The problem
Reproduce exactly, with no pictures, each line from the opening of the material down through the line containing "x_ticks_b = [240, 260, 280, 300, 320, 340, 360, 380, 400]".

»»

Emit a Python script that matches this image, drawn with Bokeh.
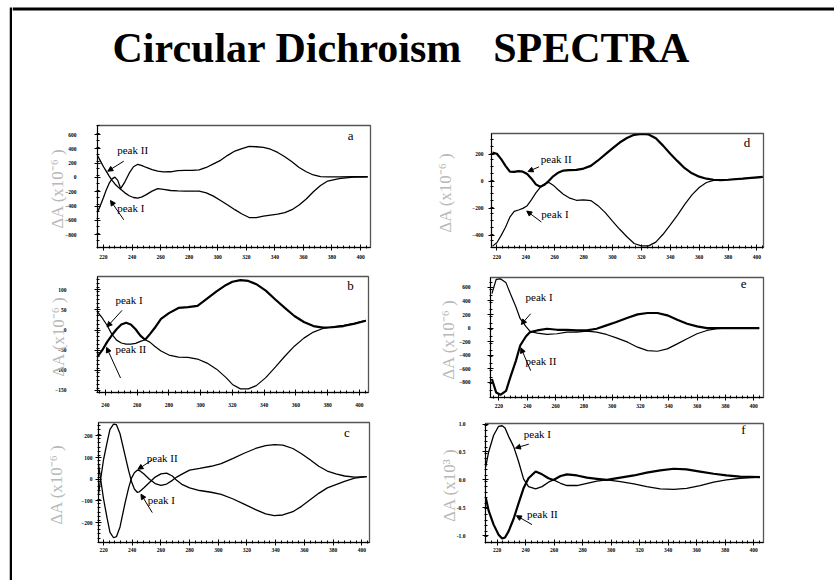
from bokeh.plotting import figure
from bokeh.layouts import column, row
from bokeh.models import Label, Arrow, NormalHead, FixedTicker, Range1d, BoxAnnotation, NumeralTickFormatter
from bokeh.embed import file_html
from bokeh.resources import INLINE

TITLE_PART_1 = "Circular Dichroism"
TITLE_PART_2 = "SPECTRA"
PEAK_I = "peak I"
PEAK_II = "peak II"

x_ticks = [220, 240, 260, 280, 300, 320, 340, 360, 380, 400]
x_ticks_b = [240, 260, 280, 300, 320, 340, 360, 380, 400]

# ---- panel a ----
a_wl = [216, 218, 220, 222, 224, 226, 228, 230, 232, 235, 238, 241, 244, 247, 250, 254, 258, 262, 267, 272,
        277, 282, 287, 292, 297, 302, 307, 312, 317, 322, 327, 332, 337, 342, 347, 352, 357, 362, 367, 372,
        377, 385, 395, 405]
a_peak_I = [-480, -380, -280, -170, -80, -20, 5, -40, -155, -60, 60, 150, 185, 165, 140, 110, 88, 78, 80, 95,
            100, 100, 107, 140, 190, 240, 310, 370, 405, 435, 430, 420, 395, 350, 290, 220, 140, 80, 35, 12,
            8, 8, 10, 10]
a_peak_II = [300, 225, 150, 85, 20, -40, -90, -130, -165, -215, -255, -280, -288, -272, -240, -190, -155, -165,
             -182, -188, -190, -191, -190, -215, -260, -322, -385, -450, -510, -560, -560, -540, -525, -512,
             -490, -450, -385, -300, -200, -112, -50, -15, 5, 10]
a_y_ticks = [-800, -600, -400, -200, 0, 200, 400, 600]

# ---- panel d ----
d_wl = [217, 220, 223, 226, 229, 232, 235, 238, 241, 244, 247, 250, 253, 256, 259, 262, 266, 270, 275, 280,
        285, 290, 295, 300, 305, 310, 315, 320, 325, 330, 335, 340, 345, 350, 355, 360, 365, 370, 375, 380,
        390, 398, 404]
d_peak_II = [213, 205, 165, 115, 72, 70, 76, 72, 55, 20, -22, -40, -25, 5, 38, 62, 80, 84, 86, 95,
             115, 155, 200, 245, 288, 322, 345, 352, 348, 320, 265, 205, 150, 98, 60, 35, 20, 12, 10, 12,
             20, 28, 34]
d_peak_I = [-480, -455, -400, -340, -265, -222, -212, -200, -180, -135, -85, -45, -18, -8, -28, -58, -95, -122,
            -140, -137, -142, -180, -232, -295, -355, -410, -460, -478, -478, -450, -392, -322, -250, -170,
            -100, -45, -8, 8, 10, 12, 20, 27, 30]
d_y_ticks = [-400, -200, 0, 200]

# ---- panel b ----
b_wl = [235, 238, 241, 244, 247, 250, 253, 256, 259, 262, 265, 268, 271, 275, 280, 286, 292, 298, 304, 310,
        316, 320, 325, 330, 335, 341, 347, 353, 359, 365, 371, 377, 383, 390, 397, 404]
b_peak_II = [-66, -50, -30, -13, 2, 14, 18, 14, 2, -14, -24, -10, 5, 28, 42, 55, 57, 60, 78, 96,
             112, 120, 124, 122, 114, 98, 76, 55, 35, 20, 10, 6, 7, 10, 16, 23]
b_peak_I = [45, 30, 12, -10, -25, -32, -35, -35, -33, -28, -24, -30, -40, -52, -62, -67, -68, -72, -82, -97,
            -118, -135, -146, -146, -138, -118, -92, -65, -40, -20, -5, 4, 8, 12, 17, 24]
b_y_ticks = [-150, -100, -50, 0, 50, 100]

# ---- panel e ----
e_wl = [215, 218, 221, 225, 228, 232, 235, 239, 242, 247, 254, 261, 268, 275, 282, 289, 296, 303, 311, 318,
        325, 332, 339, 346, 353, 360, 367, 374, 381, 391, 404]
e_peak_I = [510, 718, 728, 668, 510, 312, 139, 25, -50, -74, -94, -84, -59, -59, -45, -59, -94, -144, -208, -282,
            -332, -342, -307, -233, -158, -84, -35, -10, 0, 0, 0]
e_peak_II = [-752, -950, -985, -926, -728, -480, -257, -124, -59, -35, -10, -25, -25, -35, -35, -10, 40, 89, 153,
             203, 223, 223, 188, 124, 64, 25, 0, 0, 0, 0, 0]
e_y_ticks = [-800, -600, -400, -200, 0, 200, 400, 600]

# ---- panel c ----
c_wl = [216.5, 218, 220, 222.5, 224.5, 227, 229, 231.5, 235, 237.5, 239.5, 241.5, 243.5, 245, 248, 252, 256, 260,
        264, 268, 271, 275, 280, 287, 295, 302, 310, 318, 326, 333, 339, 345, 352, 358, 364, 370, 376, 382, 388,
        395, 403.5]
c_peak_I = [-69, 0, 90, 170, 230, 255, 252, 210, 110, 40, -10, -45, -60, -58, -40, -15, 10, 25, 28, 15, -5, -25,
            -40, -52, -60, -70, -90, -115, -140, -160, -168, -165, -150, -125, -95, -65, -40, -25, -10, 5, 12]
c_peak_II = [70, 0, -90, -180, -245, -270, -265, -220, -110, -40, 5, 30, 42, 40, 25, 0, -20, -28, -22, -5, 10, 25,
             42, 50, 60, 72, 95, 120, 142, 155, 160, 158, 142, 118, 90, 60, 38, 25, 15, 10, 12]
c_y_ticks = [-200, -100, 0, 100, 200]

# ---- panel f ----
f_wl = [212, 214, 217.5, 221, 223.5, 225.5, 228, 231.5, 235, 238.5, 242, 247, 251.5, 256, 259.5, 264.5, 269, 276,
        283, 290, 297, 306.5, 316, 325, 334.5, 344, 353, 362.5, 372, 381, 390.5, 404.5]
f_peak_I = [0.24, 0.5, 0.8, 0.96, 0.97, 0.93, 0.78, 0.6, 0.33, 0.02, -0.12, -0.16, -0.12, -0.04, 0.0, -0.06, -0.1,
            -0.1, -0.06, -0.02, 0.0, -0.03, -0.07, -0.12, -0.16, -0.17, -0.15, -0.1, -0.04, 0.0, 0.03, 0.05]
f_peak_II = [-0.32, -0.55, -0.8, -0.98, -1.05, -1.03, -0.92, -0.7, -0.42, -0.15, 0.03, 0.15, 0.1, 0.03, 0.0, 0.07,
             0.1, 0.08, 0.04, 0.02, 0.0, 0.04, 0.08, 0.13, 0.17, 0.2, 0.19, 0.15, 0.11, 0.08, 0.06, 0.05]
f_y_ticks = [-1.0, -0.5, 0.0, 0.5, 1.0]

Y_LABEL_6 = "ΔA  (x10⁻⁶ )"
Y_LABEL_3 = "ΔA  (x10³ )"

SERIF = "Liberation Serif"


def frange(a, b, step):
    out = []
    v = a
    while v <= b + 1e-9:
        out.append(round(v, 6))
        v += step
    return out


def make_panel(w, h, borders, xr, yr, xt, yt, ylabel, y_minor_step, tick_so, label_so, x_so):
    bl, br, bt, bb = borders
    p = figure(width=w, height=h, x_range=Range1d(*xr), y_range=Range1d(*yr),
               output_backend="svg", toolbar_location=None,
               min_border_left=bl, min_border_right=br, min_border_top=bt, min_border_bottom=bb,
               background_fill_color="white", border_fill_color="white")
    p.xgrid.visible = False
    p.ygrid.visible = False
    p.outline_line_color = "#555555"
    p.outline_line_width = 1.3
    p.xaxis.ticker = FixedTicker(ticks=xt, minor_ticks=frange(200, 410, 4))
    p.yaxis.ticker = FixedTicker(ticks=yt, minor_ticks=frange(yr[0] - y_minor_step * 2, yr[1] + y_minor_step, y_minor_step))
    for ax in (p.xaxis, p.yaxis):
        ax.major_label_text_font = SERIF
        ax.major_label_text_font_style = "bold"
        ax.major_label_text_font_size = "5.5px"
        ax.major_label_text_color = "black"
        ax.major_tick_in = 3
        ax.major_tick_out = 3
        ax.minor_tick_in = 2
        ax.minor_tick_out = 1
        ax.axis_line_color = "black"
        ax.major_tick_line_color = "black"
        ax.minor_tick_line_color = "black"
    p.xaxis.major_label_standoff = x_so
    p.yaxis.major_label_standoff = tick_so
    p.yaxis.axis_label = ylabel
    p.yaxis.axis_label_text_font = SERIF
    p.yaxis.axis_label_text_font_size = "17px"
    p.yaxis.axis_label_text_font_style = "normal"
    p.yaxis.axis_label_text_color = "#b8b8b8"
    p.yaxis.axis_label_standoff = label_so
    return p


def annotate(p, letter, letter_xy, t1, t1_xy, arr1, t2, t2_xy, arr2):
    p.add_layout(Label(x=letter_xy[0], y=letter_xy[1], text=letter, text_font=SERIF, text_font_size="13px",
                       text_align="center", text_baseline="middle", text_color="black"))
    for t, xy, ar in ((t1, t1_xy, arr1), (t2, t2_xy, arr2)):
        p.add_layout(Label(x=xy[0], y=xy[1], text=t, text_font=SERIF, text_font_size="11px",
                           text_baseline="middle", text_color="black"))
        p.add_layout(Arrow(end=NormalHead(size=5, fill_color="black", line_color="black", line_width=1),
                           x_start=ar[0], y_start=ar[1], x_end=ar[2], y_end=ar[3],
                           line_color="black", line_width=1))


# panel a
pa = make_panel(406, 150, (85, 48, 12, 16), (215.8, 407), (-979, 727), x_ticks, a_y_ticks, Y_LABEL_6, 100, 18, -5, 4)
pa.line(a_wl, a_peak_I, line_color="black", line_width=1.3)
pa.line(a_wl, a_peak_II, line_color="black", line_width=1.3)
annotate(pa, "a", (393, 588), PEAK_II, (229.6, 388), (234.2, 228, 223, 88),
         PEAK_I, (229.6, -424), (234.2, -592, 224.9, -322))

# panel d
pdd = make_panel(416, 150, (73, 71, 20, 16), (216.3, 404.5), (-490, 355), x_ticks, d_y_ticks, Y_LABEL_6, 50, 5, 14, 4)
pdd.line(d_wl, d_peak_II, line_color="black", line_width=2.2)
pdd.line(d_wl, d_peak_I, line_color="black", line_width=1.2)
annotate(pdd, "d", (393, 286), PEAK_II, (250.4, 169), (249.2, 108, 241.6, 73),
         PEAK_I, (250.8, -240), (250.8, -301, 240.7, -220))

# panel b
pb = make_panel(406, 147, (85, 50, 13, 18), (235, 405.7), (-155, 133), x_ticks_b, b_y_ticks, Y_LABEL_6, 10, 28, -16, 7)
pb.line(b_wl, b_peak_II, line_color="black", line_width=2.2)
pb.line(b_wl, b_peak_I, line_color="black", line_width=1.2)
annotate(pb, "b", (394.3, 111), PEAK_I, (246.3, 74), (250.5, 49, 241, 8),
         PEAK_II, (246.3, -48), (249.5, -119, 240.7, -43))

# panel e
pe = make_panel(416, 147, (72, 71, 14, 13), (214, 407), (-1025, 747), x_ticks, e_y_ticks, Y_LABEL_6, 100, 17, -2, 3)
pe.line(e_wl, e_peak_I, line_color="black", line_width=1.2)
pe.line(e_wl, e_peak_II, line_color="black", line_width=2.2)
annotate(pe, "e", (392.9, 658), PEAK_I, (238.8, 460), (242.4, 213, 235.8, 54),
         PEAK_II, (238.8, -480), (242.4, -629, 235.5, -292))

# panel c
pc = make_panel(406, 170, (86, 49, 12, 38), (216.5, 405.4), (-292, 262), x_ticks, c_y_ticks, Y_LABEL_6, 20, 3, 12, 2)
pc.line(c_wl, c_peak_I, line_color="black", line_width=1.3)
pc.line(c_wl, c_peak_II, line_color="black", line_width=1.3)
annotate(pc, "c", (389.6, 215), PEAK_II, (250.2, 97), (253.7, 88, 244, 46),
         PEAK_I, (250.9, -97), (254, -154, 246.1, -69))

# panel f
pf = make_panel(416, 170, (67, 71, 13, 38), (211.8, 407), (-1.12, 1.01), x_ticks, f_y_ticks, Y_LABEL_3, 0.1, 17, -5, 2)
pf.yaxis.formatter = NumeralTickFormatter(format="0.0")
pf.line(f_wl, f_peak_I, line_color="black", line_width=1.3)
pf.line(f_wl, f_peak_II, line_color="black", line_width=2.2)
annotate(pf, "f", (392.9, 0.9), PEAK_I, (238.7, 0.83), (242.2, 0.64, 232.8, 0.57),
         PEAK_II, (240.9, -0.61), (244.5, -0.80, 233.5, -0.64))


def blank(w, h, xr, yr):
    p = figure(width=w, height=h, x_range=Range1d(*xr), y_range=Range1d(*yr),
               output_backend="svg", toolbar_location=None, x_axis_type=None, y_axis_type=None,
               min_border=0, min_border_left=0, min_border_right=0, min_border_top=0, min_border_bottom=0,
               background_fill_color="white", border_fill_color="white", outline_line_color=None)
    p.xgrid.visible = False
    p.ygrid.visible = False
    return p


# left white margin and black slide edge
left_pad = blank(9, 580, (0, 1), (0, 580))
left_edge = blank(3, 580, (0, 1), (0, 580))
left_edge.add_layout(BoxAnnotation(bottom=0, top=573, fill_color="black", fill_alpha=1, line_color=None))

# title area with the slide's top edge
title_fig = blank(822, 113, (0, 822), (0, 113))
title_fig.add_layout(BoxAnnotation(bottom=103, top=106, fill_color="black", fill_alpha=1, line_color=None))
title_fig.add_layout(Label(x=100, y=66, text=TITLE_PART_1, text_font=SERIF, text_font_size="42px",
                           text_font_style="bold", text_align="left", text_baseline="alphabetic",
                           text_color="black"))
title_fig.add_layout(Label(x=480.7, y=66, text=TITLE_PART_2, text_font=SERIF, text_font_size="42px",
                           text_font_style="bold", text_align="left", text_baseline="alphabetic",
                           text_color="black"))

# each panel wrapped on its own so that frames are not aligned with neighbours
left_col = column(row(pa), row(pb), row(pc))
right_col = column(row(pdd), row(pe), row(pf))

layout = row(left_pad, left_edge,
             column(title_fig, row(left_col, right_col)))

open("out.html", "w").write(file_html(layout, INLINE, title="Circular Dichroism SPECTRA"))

««

Exercise answer
Emit a Python script that matches this image, drawn with Bokeh.
from bokeh.plotting import figure
from bokeh.layouts import column, row
from bokeh.models import Label, Arrow, NormalHead, FixedTicker, Range1d, BoxAnnotation, NumeralTickFormatter
from bokeh.embed import file_html
from bokeh.resources import INLINE

TITLE_PART_1 = "Circular Dichroism"
TITLE_PART_2 = "SPECTRA"
PEAK_I = "peak I"
PEAK_II = "peak II"

x_ticks = [220, 240, 260, 280, 300, 320, 340, 360, 380, 400]
x_ticks_b = [240, 260, 280, 300, 320, 340, 360, 380, 400]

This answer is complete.